- Exercise goal -
Transcribe each line of the material as it is, and drop any picture.

- Material -
_ _ _

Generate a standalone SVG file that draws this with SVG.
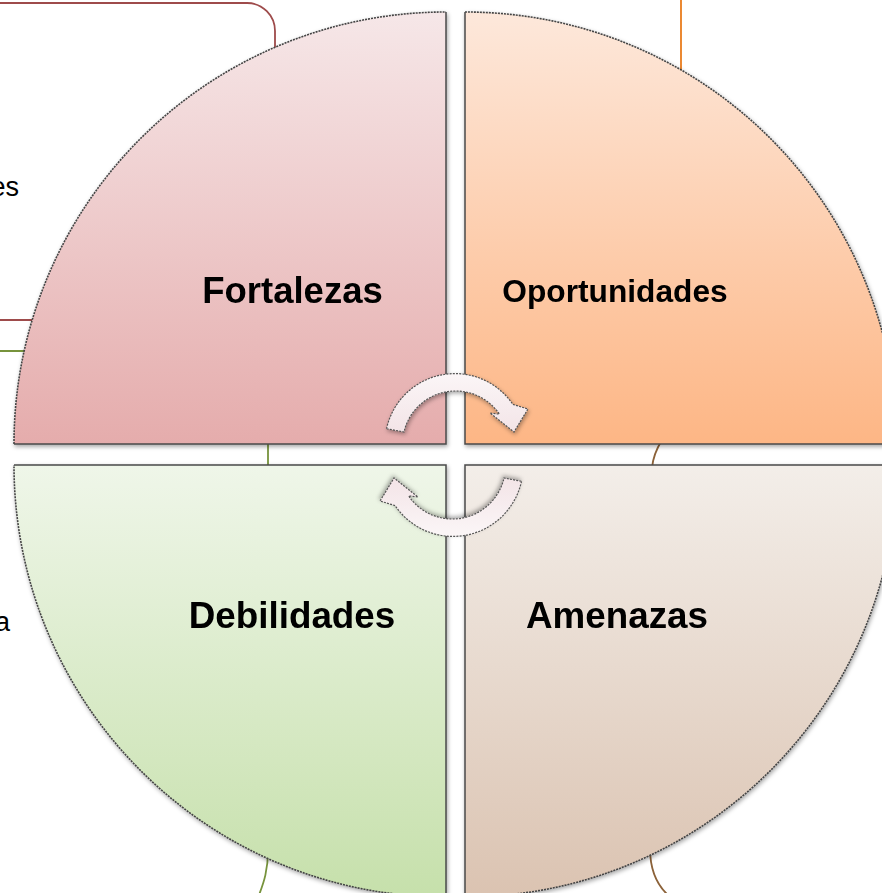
<svg xmlns="http://www.w3.org/2000/svg" width="882" height="893" viewBox="0 0 882 893">
<style>
.lbl{font-family:"Liberation Sans",Arial,sans-serif;font-weight:bold;fill:#000;text-anchor:middle}
.side{font-family:"Liberation Sans",Arial,sans-serif;fill:#000;text-anchor:end;font-size:27px}
.arc{fill:none;stroke:#444;stroke-width:1.6;stroke-dasharray:2 1}
.edge{fill:none;stroke:#4a4a4a;stroke-width:1.5}
.arrow{fill:url(#gArrow);stroke:#555;stroke-width:1.2;stroke-dasharray:2 1.2;filter:url(#sh)}
</style>
<defs>
<linearGradient id="gTL" x1="0" y1="0" x2="0" y2="1"><stop offset="0" stop-color="#f6e7e8"/><stop offset="1" stop-color="#e5acac"/></linearGradient>
<linearGradient id="gTR" x1="0" y1="0" x2="0" y2="1"><stop offset="0" stop-color="#fde8db"/><stop offset="1" stop-color="#fdb685"/></linearGradient>
<linearGradient id="gBL" x1="0" y1="0" x2="0" y2="1"><stop offset="0" stop-color="#eff6e9"/><stop offset="1" stop-color="#c6e0ab"/></linearGradient>
<linearGradient id="gBR" x1="0" y1="0" x2="0" y2="1"><stop offset="0" stop-color="#f3eee9"/><stop offset="1" stop-color="#dbc3b1"/></linearGradient>
<linearGradient id="gArrow" x1="0" y1="0" x2="0" y2="1"><stop offset="0" stop-color="#fbf6f7"/><stop offset="1" stop-color="#f3e4e7"/></linearGradient>
<filter id="sh" x="-10%" y="-10%" width="120%" height="120%"><feDropShadow dx="1" dy="2" stdDeviation="2" flood-color="#000" flood-opacity="0.35"/></filter>
</defs>

<g id="background">
  <path d="M -20,3 L 247,3 A 28 28 0 0 1 275,31 L 275,320 L -20,320" fill="none" stroke="#9e4b4b" stroke-width="1.8"/>
  <text class="side" x="19" y="196">es</text>
  <path d="M 0,351 L 268,351 L 268,470" fill="none" stroke="#77933c" stroke-width="1.8"/>
  <path d="M 268,850 C 268,870 264,882 259,895" fill="none" stroke="#77933c" stroke-width="1.8"/>
  <text class="side" x="10" y="631">a</text>
  <line x1="681" y1="0" x2="681" y2="75" stroke="#e97c1c" stroke-width="1.8"/>
  <path d="M 662,440 C 657,448 653,456 652,468" fill="none" stroke="#8c6239" stroke-width="1.8"/>
  <path d="M 650,848 C 650,870 656,884 668,895" fill="none" stroke="#8c6239" stroke-width="1.8"/>
</g>

<g id="fortalezas" filter="url(#sh)">
  <path d="M 446,444 L 14,444 A 432 432 0 0 1 446,12 Z" fill="url(#gTL)"/>
  <path class="arc" d="M 14,444 A 432 432 0 0 1 446,12"/>
  <path class="edge" d="M 446,12 L 446,444 L 14,444"/>
  <text class="lbl" x="292.5" y="303" font-size="36.5">Fortalezas</text>
</g>
<g id="oportunidades" filter="url(#sh)">
  <path d="M 465,444 L 465,12 A 432 432 0 0 1 897,444 Z" fill="url(#gTR)"/>
  <path class="arc" d="M 465,12 A 432 432 0 0 1 897,444"/>
  <path class="edge" d="M 897,444 L 465,444 L 465,12"/>
  <text class="lbl" x="615" y="302" font-size="31.7">Oportunidades</text>
</g>
<g id="debilidades" filter="url(#sh)">
  <path d="M 446,465 L 446,897 A 432 432 0 0 1 14,465 Z" fill="url(#gBL)"/>
  <path class="arc" d="M 446,897 A 432 432 0 0 1 14,465"/>
  <path class="edge" d="M 14,465 L 446,465 L 446,897"/>
  <text class="lbl" x="292" y="628" font-size="36.8">Debilidades</text>
</g>
<g id="amenazas" filter="url(#sh)">
  <path d="M 465,465 L 897,465 A 432 432 0 0 1 465,897 Z" fill="url(#gBR)"/>
  <path class="arc" d="M 897,465 A 432 432 0 0 1 465,897"/>
  <path class="edge" d="M 465,897 L 465,465 L 897,465"/>
  <text class="lbl" x="617" y="628" font-size="36.8">Amenazas</text>
</g>

<g id="connectors">
  <path id="arrow-top" class="arrow" d="M 386.5,428.7 A 70 70 0 0 1 512.9,404.4 L 528,409 L 514,432 L 490,413 L 499.4,414.1 A 53 53 0 0 0 404,432 Z"/>
  <path id="arrow-bottom" class="arrow" transform="rotate(180 454 455)" d="M 386.5,428.7 A 70 70 0 0 1 512.9,404.4 L 528,409 L 514,432 L 490,413 L 499.4,414.1 A 53 53 0 0 0 404,432 Z"/>
</g>
</svg>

_ _ _

- Exercise result -
Generate a standalone SVG file that draws this with SVG.
<svg xmlns="http://www.w3.org/2000/svg" width="882" height="893" viewBox="0 0 882 893">
<style>
.lbl{font-family:"Liberation Sans",Arial,sans-serif;font-weight:bold;fill:#000;text-anchor:middle}
.side{font-family:"Liberation Sans",Arial,sans-serif;fill:#000;text-anchor:end;font-size:27px}
.arc{fill:none;stroke:#444;stroke-width:1.6;stroke-dasharray:2 1}
.edge{fill:none;stroke:#4a4a4a;stroke-width:1.5}
.arrow{fill:url(#gArrow);stroke:#555;stroke-width:1.2;stroke-dasharray:2 1.2;filter:url(#sh)}
</style>
<defs>
<linearGradient id="gTL" x1="0" y1="0" x2="0" y2="1"><stop offset="0" stop-color="#f6e7e8"/><stop offset="1" stop-color="#e5acac"/></linearGradient>
<linearGradient id="gTR" x1="0" y1="0" x2="0" y2="1"><stop offset="0" stop-color="#fde8db"/><stop offset="1" stop-color="#fdb685"/></linearGradient>
<linearGradient id="gBL" x1="0" y1="0" x2="0" y2="1"><stop offset="0" stop-color="#eff6e9"/><stop offset="1" stop-color="#c6e0ab"/></linearGradient>
<linearGradient id="gBR" x1="0" y1="0" x2="0" y2="1"><stop offset="0" stop-color="#f3eee9"/><stop offset="1" stop-color="#dbc3b1"/></linearGradient>
<linearGradient id="gArrow" x1="0" y1="0" x2="0" y2="1"><stop offset="0" stop-color="#fbf6f7"/><stop offset="1" stop-color="#f3e4e7"/></linearGradient>
<filter id="sh" x="-10%" y="-10%" width="120%" height="120%"><feDropShadow dx="1" dy="2" stdDeviation="2" flood-color="#000" flood-opacity="0.35"/></filter>
</defs>

<g id="background">
  <path d="M -20,3 L 247,3 A 28 28 0 0 1 275,31 L 275,320 L -20,320" fill="none" stroke="#9e4b4b" stroke-width="1.8"/>
  <text class="side" x="19" y="196">es</text>
  <path d="M 0,351 L 268,351 L 268,470" fill="none" stroke="#77933c" stroke-width="1.8"/>
  <path d="M 268,850 C 268,870 264,882 259,895" fill="none" stroke="#77933c" stroke-width="1.8"/>
  <text class="side" x="10" y="631">a</text>
  <line x1="681" y1="0" x2="681" y2="75" stroke="#e97c1c" stroke-width="1.8"/>
  <path d="M 662,440 C 657,448 653,456 652,468" fill="none" stroke="#8c6239" stroke-width="1.8"/>
  <path d="M 650,848 C 650,870 656,884 668,895" fill="none" stroke="#8c6239" stroke-width="1.8"/>
</g>

<g id="fortalezas" filter="url(#sh)">
  <path d="M 446,444 L 14,444 A 432 432 0 0 1 446,12 Z" fill="url(#gTL)"/>
  <path class="arc" d="M 14,444 A 432 432 0 0 1 446,12"/>
  <path class="edge" d="M 446,12 L 446,444 L 14,444"/>
  <text class="lbl" x="292.5" y="303" font-size="36.5">Fortalezas</text>
</g>
<g id="oportunidades" filter="url(#sh)">
  <path d="M 465,444 L 465,12 A 432 432 0 0 1 897,444 Z" fill="url(#gTR)"/>
  <path class="arc" d="M 465,12 A 432 432 0 0 1 897,444"/>
  <path class="edge" d="M 897,444 L 465,444 L 465,12"/>
  <text class="lbl" x="615" y="302" font-size="31.7">Oportunidades</text>
</g>
<g id="debilidades" filter="url(#sh)">
  <path d="M 446,465 L 446,897 A 432 432 0 0 1 14,465 Z" fill="url(#gBL)"/>
  <path class="arc" d="M 446,897 A 432 432 0 0 1 14,465"/>
  <path class="edge" d="M 14,465 L 446,465 L 446,897"/>
  <text class="lbl" x="292" y="628" font-size="36.8">Debilidades</text>
</g>
<g id="amenazas" filter="url(#sh)">
  <path d="M 465,465 L 897,465 A 432 432 0 0 1 465,897 Z" fill="url(#gBR)"/>
  <path class="arc" d="M 897,465 A 432 432 0 0 1 465,897"/>
  <path class="edge" d="M 465,897 L 465,465 L 897,465"/>
  <text class="lbl" x="617" y="628" font-size="36.8">Amenazas</text>
</g>

<g id="connectors">
  <path id="arrow-top" class="arrow" d="M 386.5,428.7 A 70 70 0 0 1 512.9,404.4 L 528,409 L 514,432 L 490,413 L 499.4,414.1 A 53 53 0 0 0 404,432 Z"/>
  <path id="arrow-bottom" class="arrow" transform="rotate(180 454 455)" d="M 386.5,428.7 A 70 70 0 0 1 512.9,404.4 L 528,409 L 514,432 L 490,413 L 499.4,414.1 A 53 53 0 0 0 404,432 Z"/>
</g>
</svg>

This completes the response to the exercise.